The gay activist David Mixner and Senator Joe Lieberman died last month at the ages of 77 and 82, respectively, and were it not for the coincident timing of their passing, I would have no reason to reflect collectively upon their legacies. Biographically, ideologically and temperamentally, they were very different men, and to my knowledge, never interacted. But I was fortunate to know them both, and after attending their funerals last week, I’ve come to appreciate some important qualities they shared.

In the summer of 1993, Mr. Mixner was at the height of his political influence. An old friend, Bill Clinton, was occupying the White House. In April, Mr. Mixner spoke to an estimated one million people assembled on the National Mall for the March on Washington for Lesbian, Gay and Bi-Equal Rights and Liberation. And the next month, he featured prominently in a Vanity Fair spread celebrating America’s “new gay power elite.”

As would become evident once Mr. Clinton reneged on a promise to repeal the ban on gay people serving in the armed forces, however, the trappings of power were not what attracted Mr. Mixner to politics. Even before Mr. Clinton entered the White House, military leaders had expressed strong support for the ban, and the administration eventually agreed to a compromise allowing gays to serve provided they kept their sexual orientation secret, a policy known as “Don’t Ask, Don’t Tell.”

Mr. Mixner did not limit his displeasure with Mr. Clinton to words, leading a protest at the White House in which he was arrested along with 28 other people. “I just have to do what is right,” Mr. Mixner said.

Though he would later reconcile with Mr. Clinton, Mr. Mixner paid a heavy cost for his fidelity to principle. “In 24 hours, every one of my clients canceled,” he told me in 2019 of the business consultancy he operated alongside his political activities. To pay his rent, Mr. Mixner pawned old watches.

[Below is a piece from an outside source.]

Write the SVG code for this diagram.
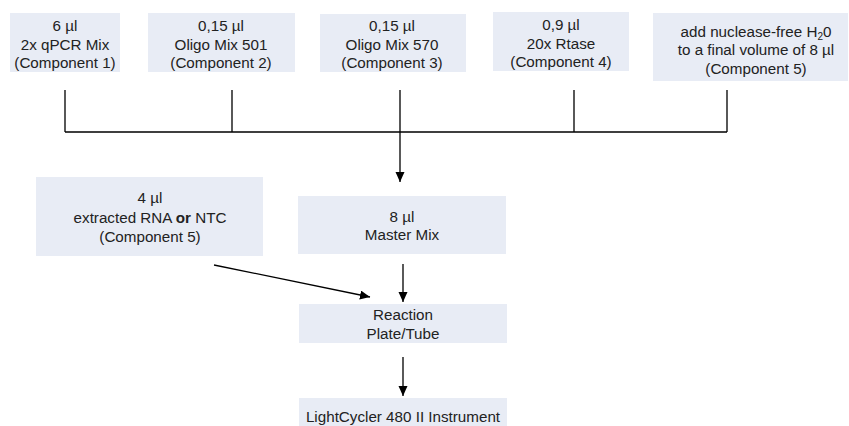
<svg xmlns="http://www.w3.org/2000/svg" width="849" height="426" viewBox="0 0 849 426">
<style>
.box{fill:#e8ecf5;}
.t{font-family:"Liberation Sans","Open Sans",Arial,sans-serif;font-size:15.2px;fill:#222;text-anchor:middle;}
.ln{stroke:#000;stroke-width:1.3;fill:none;}
</style>
<defs>
<marker id="ah" markerWidth="10" markerHeight="10" refX="10" refY="4.5" orient="auto" markerUnits="userSpaceOnUse">
<path d="M0,0 L10,4.5 L0,9 z" fill="#000"/>
</marker>
</defs>
<rect width="849" height="426" fill="#fff"/>
<g id="n1"><rect class="box" x="10" y="13" width="110" height="59"/>
<text class="t" x="65" y="31">6 µl</text><text class="t" x="65" y="50">2x qPCR Mix</text><text class="t" x="65" y="68">(Component 1)</text></g>
<g id="n2"><rect class="box" x="148" y="13" width="147" height="59"/>
<text class="t" x="221" y="31">0,15 µl</text><text class="t" x="221" y="50">Oligo Mix 501</text><text class="t" x="221" y="68">(Component 2)</text></g>
<g id="n3"><rect class="box" x="320" y="14" width="146" height="58"/>
<text class="t" x="392" y="31">0,15 µl</text><text class="t" x="392" y="50">Oligo Mix 570</text><text class="t" x="392" y="68">(Component 3)</text></g>
<g id="n4"><rect class="box" x="493" y="12" width="136" height="59"/>
<text class="t" x="561" y="30">0,9 µl</text><text class="t" x="561" y="49">20x Rtase</text><text class="t" x="561" y="67">(Component 4)</text></g>
<g id="n5"><rect class="box" x="653" y="13" width="195" height="68"/>
<text class="t" x="756" y="37">add nuclease-free H<tspan font-size="10" dy="3">2</tspan><tspan dy="-3">0</tspan></text><text class="t" x="756" y="55">to a final volume of 8 µl</text><text class="t" x="756" y="74">(Component 5)</text></g>
<g id="n6"><rect class="box" x="36" y="177" width="227" height="79"/>
<text class="t" x="150" y="203">4 µl</text><text class="t" x="150" y="223">extracted RNA <tspan font-weight="bold">or</tspan> NTC</text><text class="t" x="150" y="242">(Component 5)</text></g>
<g id="n7"><rect class="box" x="298" y="196" width="208" height="58"/>
<text class="t" x="402" y="222">8 µl</text><text class="t" x="402" y="240">Master Mix</text></g>
<g id="n8"><rect class="box" x="299" y="304" width="208" height="39"/>
<text class="t" x="403" y="320">Reaction</text><text class="t" x="403" y="339">Plate/Tube</text></g>
<g id="n9"><rect class="box" x="299" y="398" width="208" height="30"/>
<text class="t" x="403" y="422">LightCycler 480 II Instrument</text></g>
<g id="connectors">
<path class="ln" d="M65,90 V132 M232,90 V132 M400,90 V132 M574,90 V132 M727,90 V132 M65,132 H727"/>
<path class="ln" d="M400,132 V182" marker-end="url(#ah)"/>
<path class="ln" d="M214,265 L370,297" marker-end="url(#ah)"/>
<path class="ln" d="M403,264 V302" marker-end="url(#ah)"/>
<path class="ln" d="M403,357 V396" marker-end="url(#ah)"/>
</g>
</svg>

In 2006, Senator Lieberman faced a similar conundrum. Only six years earlier, he had made history as the first Jew to appear on a major party presidential ticket when Vice President Al Gore chose him as his running mate. But Mr. Lieberman’s refusal to join other Democrats in condemning the Iraq war, which most of his Senate colleagues had initially supported, infuriated the party’s left-wing base, fueling a primary challenge to his re-election bid by the antiwar scion of a prominent family, Ned Lamont.